PERRY -- To get Herb St. John to play college football in Athens only cost the Bulldogs a bus ticket. He never thought about making All-SEC twice and he never dreamed of All-America honors. What was on his mind was a college education.
While he played professional football for two years, the idea of a career in pro football never was a goal. What St. John wanted was to raise a family and coach football, hoping to provide a positive influence on kids to help them find their way in life.
One of his kids, Larry Walker, became an influential legislator under the Gold Dome in Atlanta. When Walker spoke at Herb's funeral last week, more than 50 years after he first met St. John, he could not bring himself to call his coach by his first name.
Many of his former players gathered at the Perry United Methodist Church to say goodbye to St. John, one of Georgia's most accomplished linemen who embraced, unwittingly, anonymity. Of all the linemen who achieved greatness as a Bulldog, Herb always seemed to reside in the background. If you analyze his career, you note his exceptional accomplishments and wonder why his celebrity was not more renowned. After all, as great as his teammate Charley Trippi was, the Bulldog All-America halfback could not have claimed celebrated the honor without somebody doing damage up front on the line of scrimmage. A lack of headlines never bothered Herb. The way he saw it, he was doing his job. Linemen are the blue collars for the silk-shirted halfbacks. Linemen do the grunt work, the backs incur the glory.
Over the years at reunions of Georgia's championship teams, Herb was always there -- seen but not heard. It wasn't his manner to trumpet any block or any deed that assisted Georgia to its first post World War II championship, one of the few teams to post an undefeated record. (The Bulldogs went 10-0 in 1946, defeated North Carolina 20-10 in the Sugar Bowl and were voted National Champions in the Williamson Poll). Herb's life was football's "High Noon" script.
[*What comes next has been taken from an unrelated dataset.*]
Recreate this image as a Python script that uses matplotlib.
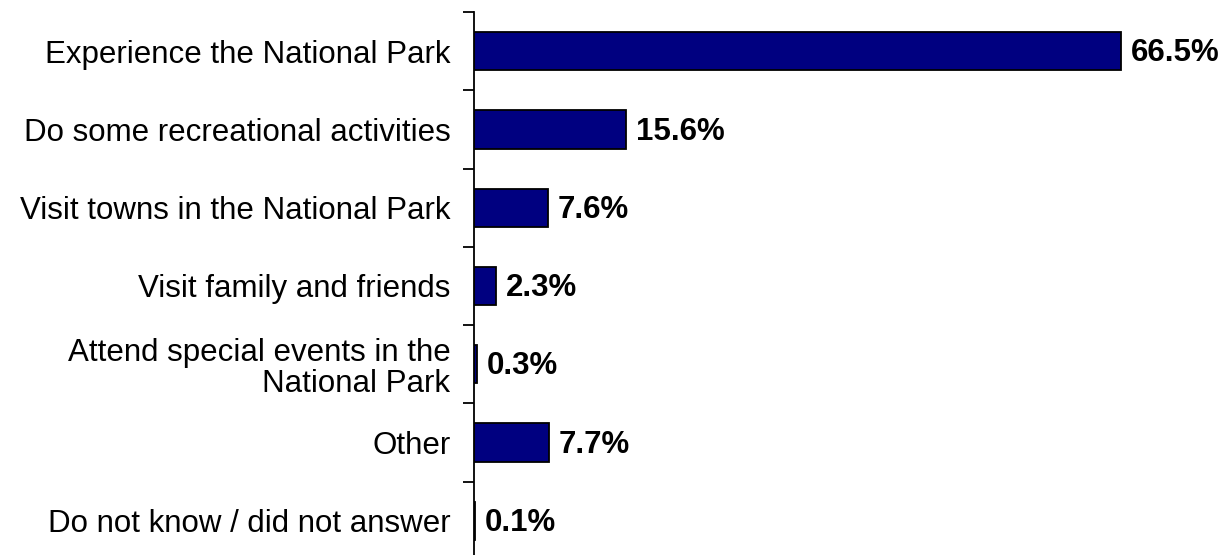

Little was said, but the results were clear and unmistakable.
The American dream in Herb's day was to earn a college degree, raise a family, find gainful employment, settle down in a community and support its institutions, foremost among them, the church. It was a given that, as the head football coach, he would be of service to his community. If he hadn't been the coach, he would have, nonetheless, pitched in. Herb, who forever functioned with modesty and humility aforethought, never said a lot, but when he spoke, it was advisable for those in his circle, to listen. His teams played like he played -- hard and fair with an accent on togetherness. Herb's demeanor and coaching modus operandi reflected the view that teams win, individuals don't.
Back to how a bus ticket was a life-changing event in his life. When Herb finished high school in Jacksonville, he got his first hint of a football scholarship when another Jacksonville native, Mike Castronis, told him one day that he thought he could talk the Georgia coaches into letting Herb try out. Herb, never one for conversational excess, said, "Send me a ticket."
Immediately, coach Wallace Butts had a ticket waiting at the bus station and right after arriving in Athens in 1944, Herb was practicing football. A peculiar football injury had him classified 4F (ill fitting hip pads had caused his tailbone to become chronically inflamed). If he had gone to war, we know what kind of soldier he would have been -- one willing to die for his country without ever seeking any glory for his patriotic service.
When I was researching and gathering background for the book, "Wally's Boys," the following quote -- which he gave me -- speaks to the essence of Herb LeGrande St. John as a coach.
"It was the deep satisfaction of being able to help young boys to get the most out of their ability to develop a serious interest in getting an education. Then when they come back and say, 'Thanks,' that is the greatest reward there is in being a teacher and a coach," he said. "There is great disappointment when one of them fails to take advantage of opportunity which athletics provides. A coach hurts when he fails with a kid, even if it's not the coach's fault."